Six short stories about Henry Kane’s private detective character Peter Chambers. Anthony Boucher blurbed it as “A phenomenally generous volume of tales neatly plotted and blithely told.” Fair enough.
It’s of interest because it represents Chambers’ early career. This is a 1968 edition, but the book dates back to 1957. All of the stories were originally published in 1953 and ’54 except for one from 1947, the year in which the first Chambers novel was released. Kane’s style was already in full flower.
Kane is obsessed with description—of women, of course, but also of rooms. Every room Chambers steps into gets a paragraph of inventory; some of them get half a page. And his description of things is insistently clever:
“Her eyes were blue and shining, her lips red and shining, her hair gold and shining.”
A fellow who talks to himself that way makes an amusing first-person narrator. But when he keeps this ironic attitude in descriptions of dead bodies, fistfights, and races against time, it puts events at a distance.
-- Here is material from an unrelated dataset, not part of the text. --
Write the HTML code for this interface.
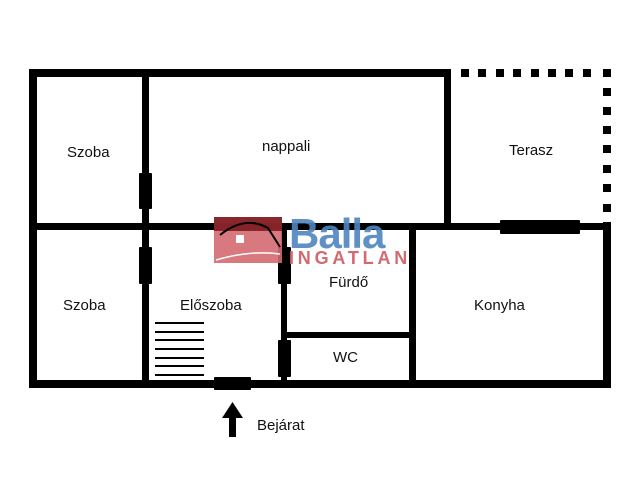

The performance of the raconteur is what gets attention.
So, other than being a chatterbox, Chambers has little presence on the page. But he moves quickly from one thing to the next with a minimum of explanation. And Kane ingeniously uses the sex interludes, drinking bouts, and critiques of interior design as misdirection to sustain the mystery plot. The plotting is fair-play—the reader gets all the clues—but the clues don’t stand out amid all the inventories of furniture and body parts.
This is smart writing.
Apparently devotees of private eye fiction look down on Kane a bit. Maybe his use of an urban American milieu—a world of gambling houses, showgirls, cigar-chewing police detectives, and gangsters with tommy guns—makes readers think that Kane is working the same tough streets as Hammett, Chandler, Ross MacDonald, and so on. But if he constructs his crime stories to function primarily as a game, then he is working in an older vein, Conan Doyle and John Dickson Carr, which was elaborated by Agatha Christie et al into a sort of melodrama of manners. Don’t think of him as a follower of Chandler or the guy who wrote THE GLASS KEY. He’s more like the Hammett who wrote THE THIN MAN.